▶ _BRIEF_:
Transcribe only the lines from the line with "The picture is" through the line with "const eurTicks = [0, 5000, 10000, 15000, 20000];", exactly, counting both of those lines as part of the stretch.

▶ _MATERIAL_:
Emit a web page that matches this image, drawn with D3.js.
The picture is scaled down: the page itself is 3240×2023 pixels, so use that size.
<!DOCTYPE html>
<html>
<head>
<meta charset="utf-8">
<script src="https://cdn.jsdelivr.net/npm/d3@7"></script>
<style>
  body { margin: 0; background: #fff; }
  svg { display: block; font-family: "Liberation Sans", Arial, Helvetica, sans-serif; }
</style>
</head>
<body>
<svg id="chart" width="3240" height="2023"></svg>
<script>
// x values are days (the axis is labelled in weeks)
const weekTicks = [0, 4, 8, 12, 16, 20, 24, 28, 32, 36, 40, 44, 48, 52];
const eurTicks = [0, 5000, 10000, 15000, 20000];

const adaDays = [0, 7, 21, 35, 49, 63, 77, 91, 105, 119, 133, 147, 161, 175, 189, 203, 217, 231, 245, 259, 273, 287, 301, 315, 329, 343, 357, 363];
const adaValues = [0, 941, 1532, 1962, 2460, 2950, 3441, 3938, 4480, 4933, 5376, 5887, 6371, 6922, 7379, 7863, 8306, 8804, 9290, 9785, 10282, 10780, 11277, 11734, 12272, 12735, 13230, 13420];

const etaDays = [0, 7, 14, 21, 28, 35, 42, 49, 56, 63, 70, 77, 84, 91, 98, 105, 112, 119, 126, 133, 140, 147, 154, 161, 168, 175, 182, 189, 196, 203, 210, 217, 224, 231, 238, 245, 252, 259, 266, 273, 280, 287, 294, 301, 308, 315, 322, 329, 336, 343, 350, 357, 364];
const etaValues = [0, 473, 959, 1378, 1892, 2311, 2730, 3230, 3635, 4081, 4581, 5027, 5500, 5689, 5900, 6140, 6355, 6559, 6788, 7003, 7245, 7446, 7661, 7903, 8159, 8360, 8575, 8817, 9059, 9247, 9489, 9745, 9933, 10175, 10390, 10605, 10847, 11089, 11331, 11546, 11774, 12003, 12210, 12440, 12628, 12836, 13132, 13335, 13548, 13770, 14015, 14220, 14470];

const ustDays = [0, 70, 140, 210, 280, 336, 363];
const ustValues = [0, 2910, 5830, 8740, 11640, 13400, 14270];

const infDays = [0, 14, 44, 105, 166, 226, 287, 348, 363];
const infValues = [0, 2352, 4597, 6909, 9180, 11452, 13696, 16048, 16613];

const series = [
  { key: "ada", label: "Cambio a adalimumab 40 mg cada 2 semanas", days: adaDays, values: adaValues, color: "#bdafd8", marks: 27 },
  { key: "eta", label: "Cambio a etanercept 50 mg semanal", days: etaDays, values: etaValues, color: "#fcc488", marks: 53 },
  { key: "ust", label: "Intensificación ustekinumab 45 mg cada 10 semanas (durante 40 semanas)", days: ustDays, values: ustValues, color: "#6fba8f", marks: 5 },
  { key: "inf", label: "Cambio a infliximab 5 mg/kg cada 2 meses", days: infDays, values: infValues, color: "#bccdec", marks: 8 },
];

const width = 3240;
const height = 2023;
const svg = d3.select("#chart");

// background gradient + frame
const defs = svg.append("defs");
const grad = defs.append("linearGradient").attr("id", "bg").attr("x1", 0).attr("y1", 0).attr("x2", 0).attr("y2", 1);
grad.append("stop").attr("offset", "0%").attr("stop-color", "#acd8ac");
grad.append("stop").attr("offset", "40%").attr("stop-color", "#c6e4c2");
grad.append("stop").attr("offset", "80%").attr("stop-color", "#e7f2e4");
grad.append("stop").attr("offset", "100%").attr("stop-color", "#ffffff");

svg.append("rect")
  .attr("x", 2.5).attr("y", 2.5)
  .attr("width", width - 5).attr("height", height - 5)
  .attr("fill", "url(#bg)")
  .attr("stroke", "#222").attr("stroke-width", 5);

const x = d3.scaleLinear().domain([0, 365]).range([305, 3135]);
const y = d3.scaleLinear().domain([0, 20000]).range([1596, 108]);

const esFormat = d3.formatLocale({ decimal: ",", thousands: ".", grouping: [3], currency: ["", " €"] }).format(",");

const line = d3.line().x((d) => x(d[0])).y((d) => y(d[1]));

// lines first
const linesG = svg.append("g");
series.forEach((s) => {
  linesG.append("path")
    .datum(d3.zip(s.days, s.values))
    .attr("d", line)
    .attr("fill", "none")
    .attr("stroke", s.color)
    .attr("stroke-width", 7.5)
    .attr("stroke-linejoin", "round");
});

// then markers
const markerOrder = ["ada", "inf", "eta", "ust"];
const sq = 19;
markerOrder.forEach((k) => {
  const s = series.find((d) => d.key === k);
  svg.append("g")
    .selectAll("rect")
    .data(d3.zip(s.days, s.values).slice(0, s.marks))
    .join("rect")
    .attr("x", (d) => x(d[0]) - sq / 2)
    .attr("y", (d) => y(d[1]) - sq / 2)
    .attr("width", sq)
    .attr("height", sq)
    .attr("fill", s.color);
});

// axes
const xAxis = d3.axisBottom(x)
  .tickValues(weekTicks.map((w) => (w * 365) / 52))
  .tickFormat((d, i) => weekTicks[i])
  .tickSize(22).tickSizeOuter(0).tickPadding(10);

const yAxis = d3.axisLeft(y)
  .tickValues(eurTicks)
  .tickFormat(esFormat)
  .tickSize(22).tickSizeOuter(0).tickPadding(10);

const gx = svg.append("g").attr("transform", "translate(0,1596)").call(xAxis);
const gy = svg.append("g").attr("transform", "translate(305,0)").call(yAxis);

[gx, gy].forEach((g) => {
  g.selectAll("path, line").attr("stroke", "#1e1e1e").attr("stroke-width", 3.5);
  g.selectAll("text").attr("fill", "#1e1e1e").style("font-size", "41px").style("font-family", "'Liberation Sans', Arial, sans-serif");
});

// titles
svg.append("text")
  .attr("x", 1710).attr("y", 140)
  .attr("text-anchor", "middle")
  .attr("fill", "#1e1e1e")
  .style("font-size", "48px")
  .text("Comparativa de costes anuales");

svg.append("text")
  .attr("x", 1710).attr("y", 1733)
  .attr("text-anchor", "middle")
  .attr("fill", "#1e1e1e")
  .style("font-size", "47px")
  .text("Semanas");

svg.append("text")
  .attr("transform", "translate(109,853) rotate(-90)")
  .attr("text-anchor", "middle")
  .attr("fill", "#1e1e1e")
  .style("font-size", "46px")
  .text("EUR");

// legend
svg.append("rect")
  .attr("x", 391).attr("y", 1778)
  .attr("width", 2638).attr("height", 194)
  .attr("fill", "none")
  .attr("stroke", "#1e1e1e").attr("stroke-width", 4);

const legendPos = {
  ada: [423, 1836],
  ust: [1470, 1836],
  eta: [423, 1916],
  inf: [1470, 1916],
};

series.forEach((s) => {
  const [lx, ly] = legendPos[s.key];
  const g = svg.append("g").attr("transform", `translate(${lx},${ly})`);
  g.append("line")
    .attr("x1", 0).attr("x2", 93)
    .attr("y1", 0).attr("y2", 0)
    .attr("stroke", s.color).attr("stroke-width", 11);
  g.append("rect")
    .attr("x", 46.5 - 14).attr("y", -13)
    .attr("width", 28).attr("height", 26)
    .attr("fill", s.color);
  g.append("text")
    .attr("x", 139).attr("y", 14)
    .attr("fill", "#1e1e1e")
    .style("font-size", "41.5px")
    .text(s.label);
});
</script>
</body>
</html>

▶ _OUTPUT OF THE EXERCISE_:
The picture is scaled down: the page itself is 3240×2023 pixels, so use that size.
<!DOCTYPE html>
<html>
<head>
<meta charset="utf-8">
<script src="https://cdn.jsdelivr.net/npm/d3@7"></script>
<style>
  body { margin: 0; background: #fff; }
  svg { display: block; font-family: "Liberation Sans", Arial, Helvetica, sans-serif; }
</style>
</head>
<body>
<svg id="chart" width="3240" height="2023"></svg>
<script>
// x values are days (the axis is labelled in weeks)
const weekTicks = [0, 4, 8, 12, 16, 20, 24, 28, 32, 36, 40, 44, 48, 52];
const eurTicks = [0, 5000, 10000, 15000, 20000];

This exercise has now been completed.